= Glossary of theater terms =

A list of theater terms, and brief descriptions, listed in alphabetical order.

- act: A division of a play, may be further broken down into "scenes". Also, what the performers do on-stage.
- ad-lib: When a performer improvises line on-stage. Derived from ad libitum (Latin).
- aisle: An open space amongst seating for passage.
- alternate: see understudy.
- amphitheater: an open-air theater, with seats rising in curved rows.
- angel investor: An individual or organization which provides financial support for a production.
- apron stage: The front area of the stage, nearest the audience; the portion of the stage in front of proscenium arch.
- aside: A line spoken by an actor/actress directly to the audience, unheard by the other performers on-stage.

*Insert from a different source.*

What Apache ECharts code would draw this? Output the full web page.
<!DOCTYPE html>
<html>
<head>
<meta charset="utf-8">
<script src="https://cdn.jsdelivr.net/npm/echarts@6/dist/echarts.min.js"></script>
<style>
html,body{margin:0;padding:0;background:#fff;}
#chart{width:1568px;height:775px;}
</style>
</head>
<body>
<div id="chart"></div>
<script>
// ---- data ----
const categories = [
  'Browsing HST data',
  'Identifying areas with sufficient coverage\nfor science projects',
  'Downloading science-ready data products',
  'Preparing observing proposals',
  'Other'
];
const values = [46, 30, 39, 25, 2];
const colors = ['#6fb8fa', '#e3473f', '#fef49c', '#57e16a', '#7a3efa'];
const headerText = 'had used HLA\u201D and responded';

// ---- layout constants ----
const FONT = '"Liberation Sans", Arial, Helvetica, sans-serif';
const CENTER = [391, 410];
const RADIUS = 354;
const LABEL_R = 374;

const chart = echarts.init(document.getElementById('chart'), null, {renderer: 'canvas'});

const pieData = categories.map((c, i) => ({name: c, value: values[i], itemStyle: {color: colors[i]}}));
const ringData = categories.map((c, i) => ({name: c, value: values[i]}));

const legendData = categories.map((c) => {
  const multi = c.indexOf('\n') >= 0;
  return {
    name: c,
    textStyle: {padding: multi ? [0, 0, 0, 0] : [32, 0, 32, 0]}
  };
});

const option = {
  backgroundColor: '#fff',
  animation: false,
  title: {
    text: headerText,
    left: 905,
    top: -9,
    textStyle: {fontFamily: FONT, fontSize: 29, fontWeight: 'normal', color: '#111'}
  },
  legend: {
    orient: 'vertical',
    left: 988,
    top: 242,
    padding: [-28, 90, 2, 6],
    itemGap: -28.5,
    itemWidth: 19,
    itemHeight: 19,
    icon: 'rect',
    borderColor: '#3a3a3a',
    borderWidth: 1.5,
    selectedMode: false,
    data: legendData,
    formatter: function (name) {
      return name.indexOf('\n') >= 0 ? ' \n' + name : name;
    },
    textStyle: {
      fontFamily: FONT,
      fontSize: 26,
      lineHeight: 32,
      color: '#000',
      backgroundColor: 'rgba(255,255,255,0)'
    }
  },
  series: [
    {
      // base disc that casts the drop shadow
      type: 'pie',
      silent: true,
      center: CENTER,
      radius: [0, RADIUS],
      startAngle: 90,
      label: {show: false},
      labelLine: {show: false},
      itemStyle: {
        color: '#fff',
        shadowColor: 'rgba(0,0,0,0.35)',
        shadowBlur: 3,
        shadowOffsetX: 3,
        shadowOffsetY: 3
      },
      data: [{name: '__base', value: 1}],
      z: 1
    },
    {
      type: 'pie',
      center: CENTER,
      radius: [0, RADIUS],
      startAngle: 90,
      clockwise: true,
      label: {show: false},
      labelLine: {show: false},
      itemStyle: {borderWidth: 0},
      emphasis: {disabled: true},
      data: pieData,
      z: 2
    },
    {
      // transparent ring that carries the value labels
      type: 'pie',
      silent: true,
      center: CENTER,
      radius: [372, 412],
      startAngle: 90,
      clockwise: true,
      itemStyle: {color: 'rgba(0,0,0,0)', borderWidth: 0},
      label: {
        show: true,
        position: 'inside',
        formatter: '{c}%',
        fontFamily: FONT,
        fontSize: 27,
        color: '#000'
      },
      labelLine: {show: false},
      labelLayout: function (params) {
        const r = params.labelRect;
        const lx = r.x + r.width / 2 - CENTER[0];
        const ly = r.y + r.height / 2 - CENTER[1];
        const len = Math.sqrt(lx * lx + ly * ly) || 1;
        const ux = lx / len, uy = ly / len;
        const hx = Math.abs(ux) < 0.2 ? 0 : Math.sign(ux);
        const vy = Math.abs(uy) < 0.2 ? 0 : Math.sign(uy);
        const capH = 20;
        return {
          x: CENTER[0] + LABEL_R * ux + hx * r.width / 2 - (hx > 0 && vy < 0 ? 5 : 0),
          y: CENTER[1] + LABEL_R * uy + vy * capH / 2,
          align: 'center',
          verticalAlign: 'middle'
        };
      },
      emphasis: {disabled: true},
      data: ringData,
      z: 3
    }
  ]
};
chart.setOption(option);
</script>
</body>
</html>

- assistant director: Works very closely with the director and with the cast. They will gather research on the production, help keep the production true to the director's vision and help lead rehearsals should the director not be able to attend.

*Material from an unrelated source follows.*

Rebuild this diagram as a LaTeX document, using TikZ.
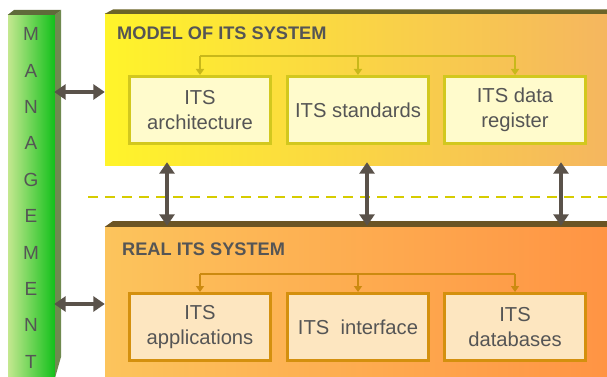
\documentclass[tikz,border=0pt]{standalone}
\usepackage{fontspec}
\setmainfont{Liberation Sans}
\usetikzlibrary{arrows.meta}

\definecolor{txtgray}{HTML}{555555}
\definecolor{arrowgray}{HTML}{5A524A}
\definecolor{mgmtlight}{HTML}{C4E890}
\definecolor{mgmtdark}{HTML}{12C01A}
\definecolor{mgmtside}{HTML}{6F8A4F}
\definecolor{mgmttop}{HTML}{5F6A3A}
\definecolor{modelL}{HTML}{FFF42A}
\definecolor{modelM}{HTML}{FBDC50}
\definecolor{modelR}{HTML}{F5B65F}
\definecolor{modeltop}{HTML}{6B6428}
\definecolor{realL}{HTML}{FCC45C}
\definecolor{realM}{HTML}{FDB050}
\definecolor{realR}{HTML}{FF9444}
\definecolor{realtop}{HTML}{6B5424}
\definecolor{modelfill}{HTML}{FFFBCC}
\definecolor{modeledge}{HTML}{D2C81E}
\definecolor{realfill}{HTML}{FDE6C0}
\definecolor{realedge}{HTML}{D4900E}
\definecolor{modellink}{HTML}{C8B81A}
\definecolor{reallink}{HTML}{CC8A10}
\definecolor{dashcol}{HTML}{D6CC00}

\begin{document}
\begin{tikzpicture}[x=1pt,y=-1pt,
  layerbox/.style={rectangle, draw=none, inner sep=0pt},
  itembox/.style={rectangle, line width=3pt, minimum width=141pt, minimum height=67pt,
    inner sep=0pt, align=center, text=txtgray,
    font=\fontsize{20.2}{24.5}\selectfont},
  modelitem/.style={itembox, draw=modeledge, fill=modelfill},
  realitem/.style={itembox, draw=realedge, fill=realfill},
  title/.style={anchor=west, inner sep=0pt, text=txtgray,
    font=\fontsize{18.2}{21}\selectfont\bfseries},
  link/.style={line width=2pt},
  linktip/.style={link, -{Triangle[length=6pt,width=8pt]}},
  bigarrow/.style={draw=arrowgray, line width=4.5pt,
    {Triangle[length=11.5pt,width=15pt]}-{Triangle[length=11.5pt,width=15pt]}},
  dashline/.style={draw=dashcol, line width=2pt, dash pattern=on 10pt off 7pt}
]
\useasboundingbox (0,0) rectangle (607,377);

% management column: front face, side face and top bevel
\node[layerbox, left color=mgmtlight, right color=mgmtdark,
  minimum width=47pt, minimum height=362pt] (mgmt) at (31.5,196) {};
\fill[mgmtside] (mgmt.north east) -- (61,10) -- (61,357) -- (mgmt.south east) -- cycle;
\fill[mgmttop] (mgmt.north west) -- (14,10) -- (61,10) -- (mgmt.north east) -- cycle;
\node[inner sep=0pt, align=center, text=txtgray,
  font=\fontsize{19}{36.4}\selectfont] (mgmttext) at (31,198)
  {M\\A\\N\\A\\G\\E\\M\\E\\N\\T};

% model layer
\node[layerbox, left color=modelL, middle color=modelM, right color=modelR,
  minimum width=502pt, minimum height=151pt] (model) at (356,89.5) {};
\fill[modeltop] (model.north west) -- (113,9.5) -- (607,9.5) -- (model.north east) -- cycle;
\node[title] (modeltitle) at (117,33) {MODEL OF ITS SYSTEM};

% real layer
\node[layerbox, left color=realL, middle color=realM, right color=realR,
  minimum width=502pt, minimum height=150pt] (real) at (356,302) {};
\fill[realtop] (real.north west) -- (113,221) -- (607,221) -- (real.north east) -- cycle;
\node[title] (realtitle) at (122,249) {REAL ITS SYSTEM};

% model components
\node[modelitem] (m1) at (200,110) {ITS\\architecture};
\node[modelitem] (m2) at (358,110) {ITS standards};
\node[modelitem] (m3) at (515,110) {ITS data\\register};

% real components
\node[realitem] (r1) at (200,327) {ITS\\applications};
\node[realitem] (r2) at (358,327) {ITS\ \ interface};
\node[realitem] (r3) at (515,327) {ITS\\databases};

% distribution lines inside each layer
\coordinate (mbus) at (358,56);
\draw[link, draw=modellink] (m1.north |- mbus) -- (m3.north |- mbus);
\foreach \b in {m1,m2,m3}
  \draw[linktip, draw=modellink, fill=modellink] (\b.north |- mbus) -- (\b.north);

\coordinate (rbus) at (358,274);
\draw[link, draw=reallink] (r1.north |- rbus) -- (r3.north |- rbus);
\foreach \b in {r1,r2,r3}
  \draw[linktip, draw=reallink, fill=reallink] (\b.north |- rbus) -- (\b.north);

% boundary between model and reality
\coordinate (d0) at (88,197);
\coordinate (d1) at (607,197);
\draw[dashline] (d0) -- (d1);

% links between the layers
\coordinate (v1) at (167,0);
\coordinate (v2) at (367,0);
\coordinate (v3) at (561,0);
\foreach \v in {v1,v2,v3}
  \draw[bigarrow] ([yshift=3pt]model.south -| \v) -- ([yshift=1pt]real.north -| \v);

% links to management
\coordinate (ua) at (0,92);
\coordinate (la) at (0,304);
\draw[bigarrow] ([xshift=-1pt]mgmt.east |- ua) -- (model.west |- ua);
\draw[bigarrow] ([xshift=-1pt]mgmt.east |- la) -- (real.west |- la);
\end{tikzpicture}
\end{document}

- assistant stage manager: Assists the production stage manager, with everything from taping floor plan marking to making sure that everyone has a copy of the script. They also make sure that the set has the needed props. Before a rehearsal the assistant stage manager helps the stage manager make sure everything is ready. At the end of rehearsal the assistant stage manager along with the stage manager will make sure that the space is locked up. Often shortened to ASM.

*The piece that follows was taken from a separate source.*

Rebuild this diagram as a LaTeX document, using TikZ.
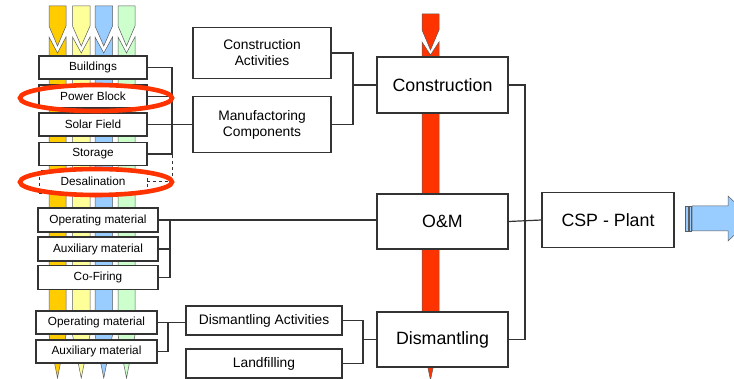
\documentclass[tikz,border=0pt]{standalone}
\usepackage{fontspec}
\setmainfont{Liberation Sans}
\usetikzlibrary{calc}
\definecolor{barO}{HTML}{FFCC00}
\definecolor{barY}{HTML}{FFFF99}
\definecolor{barB}{HTML}{99CCFF}
\definecolor{barG}{HTML}{CCFFCC}
\definecolor{barR}{HTML}{FF3300}
\definecolor{edge}{HTML}{333333}
\definecolor{ring}{HTML}{FF3300}
\definecolor{arrowblue}{HTML}{99CCFF}
\tikzset{
  box/.style={draw=edge, line width=1.2pt, fill=white, inner sep=0pt, align=center},
  smallbox/.style={box, font=\fontsize{11.8}{13}\selectfont},
  midbox/.style={box, font=\fontsize{13.8}{16}\selectfont},
  bigbox/.style={box, font=\fontsize{17.8}{20}\selectfont},
  conn/.style={draw=edge, line width=1.2pt},
  barline/.style={draw=edge!80, line width=0.5pt},
  ringline/.style={draw=ring, line width=4.6pt},
}
\newcommand{\colbar}[3]{%
  \pgfmathsetmacro{\xm}{(#1+#2)/2}
  \filldraw[barline, fill=#3] (#1,6) -- (#2,6) -- (#2,26) -- (\xm,46) -- (#1,26) -- cycle;
  \filldraw[barline, fill=#3] (#1,37) -- (\xm,53) -- (#2,37) -- (#2,335) -- (\xm,378) -- (#1,335) -- cycle;
}
\begin{document}
\begin{tikzpicture}[x=1pt, y=-1pt]
\useasboundingbox (0,0) rectangle (734,379);
\clip (0,0) rectangle (734,379);

% coloured bars
\colbar{49}{66}{barO}
\colbar{72.5}{90}{barY}
\colbar{95}{112.5}{barB}
\colbar{118}{135}{barG}
% red bar
\filldraw[barline, fill=barR] (422,14) -- (439,14) -- (439,30) -- (430.5,50) -- (422,30) -- cycle;
\filldraw[barline, fill=barR] (422,42) -- (430.5,55) -- (439,42) -- (439,340) -- (430.5,380) -- (422,340) -- cycle;

% left column boxes
\node[smallbox, minimum width=108pt, minimum height=23pt] (bld) at (93,67.5) {Buildings};
\node[smallbox, minimum width=108pt, minimum height=23pt] (pb) at (93,96.5) {Power Block};
\node[smallbox, minimum width=108pt, minimum height=23pt] (sf) at (93,124.5) {Solar Field};
\node[smallbox, minimum width=108pt, minimum height=23pt] (sto) at (93,154) {Storage};
\node[smallbox, dashed, line width=0.8pt, minimum width=108pt, minimum height=23pt] (des) at (93,181.5) {Desalination};
\node[smallbox, minimum width=120pt, minimum height=24pt] (op1) at (98,220) {Operating material};
\node[smallbox, minimum width=120pt, minimum height=24pt] (aux1) at (98,249) {Auxiliary material};
\node[smallbox, minimum width=120pt, minimum height=24pt] (cof) at (98,277.5) {Co-Firing};
\node[smallbox, minimum width=121pt, minimum height=23pt] (op2) at (96.5,322.5) {Operating material};
\node[smallbox, minimum width=121pt, minimum height=23pt] (aux2) at (96.5,351.5) {Auxiliary material};

% middle boxes
\node[midbox, minimum width=138pt, minimum height=51pt] (ca) at (262,53) {Construction\\Activities};
\node[midbox, minimum width=138pt, minimum height=56pt] (mc) at (262,124.5) {Manufactoring\\Components};
\node[midbox, minimum width=156pt, minimum height=29pt] (da) at (264,320.5) {Dismantling Activities};
\node[midbox, minimum width=156pt, minimum height=29pt] (lf) at (264,363.5) {Landfilling};

% phase boxes
\node[bigbox, minimum width=131pt, minimum height=56pt] (con) at (442.5,85) {Construction};
\node[bigbox, minimum width=131pt, minimum height=55pt] (om) at (442.5,221.5) {O\&M};
\node[bigbox, minimum width=131pt, minimum height=55pt] (dis) at (442.5,339.5) {Dismantling};
\node[bigbox, minimum width=132pt, minimum height=55pt] (csp) at (608,220) {CSP - Plant};

% junction coordinates
\coordinate (busA) at (172,124.5);
\coordinate (busB) at (170,220);
\coordinate (busJ) at (353,85);
\coordinate (busC) at (525,220);
\coordinate (busD) at (363,339.5);
\coordinate (busE) at (168,322.5);
\coordinate (busS) at (172,154);

% connectors
\draw[conn] (bld.east) -| (busA);
\draw[conn] (pb.east) -| (busA);
\draw[conn] (sto.east) -| (busA);
\draw[conn, dashed, line width=0.9pt] (des.east) -| (busS);
\draw[conn] (sf.east) -- (mc.west);
\draw[conn] (ca.east) -| (busJ);
\draw[conn] (mc.east) -| (busJ);
\draw[conn] (busJ) -- (con.west);
\draw[conn] (op1.east) -- (op1.east -| om.west);
\draw[conn] (aux1.east) -| (busB);
\draw[conn] (cof.east) -| (busB);
\draw[conn] (con.east) -| (busC);
\draw[conn] (dis.east) -| (busC);
\draw[conn] (om.east) -- (csp.west);
\draw[conn] (da.east) -| (busD);
\draw[conn] (lf.east) -| (busD);
\draw[conn] (busD) -- (dis.west);
\draw[conn] (op2.east) -- (op2.east -| da.west);
\draw[conn] (aux2.east) -| (busE);

% red rings
\draw[ringline] (96,98) ellipse [x radius=76, y radius=13];
\draw[ringline] (96,182) ellipse [x radius=76, y radius=13];

% blue arrow
\filldraw[barline, fill=arrowblue] (685,206) rectangle (688,231);
\filldraw[barline, fill=arrowblue] (689,206) rectangle (691,231);
\filldraw[barline, fill=arrowblue] (692,206) -- (728,206) -- (728,196) -- (752,218.5) -- (728,241) -- (728,231) -- (692,231) -- cycle;
\end{tikzpicture}
\end{document}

- audition: The activity where actors/actresses perform for the director or casting director, in order to obtain roles in a production.
- auditorium: The portion of a theater which contains the audience seating.
- avant-garde: Experimental or innovative works or people, derived from the French.
- balcony: An elevated portion of seating in the back of the auditorium.
- curtain call: At the end of a live performance the cast will come out and do a bow while the audience applauds.
- doubling: When an actor plays more than one character in a production. Most times this is done for economical reasons but it can be that because an actor would like to take on more than one role in the performance.
- producing house: A theatre which produces its own shows.
- receiving house:(sometimes called a roadhouse): A theatre which does not produce its own repertoire but instead receives touring theatre companies, usually for a brief period such as three nights or an entire week. The incoming company may receive a share of the box office takings or a minimum guaranteed payment. West End theatres in London and most Broadway theatres in New York City are also receiving houses, as the venue solely provides facilities to the incoming show even though the production may stay for many years. A theatre which produces its own shows is known as a producing house. Some regional theatres will be both a producing house and a receiving house.
- understudy (also known as an alternate): A person who learns the part of a specific character or characters. Should the performer who is cast in those roles be unable to perform their part due for any reason (e.g. illness, injury etc.), the understudy will step in and perform the role.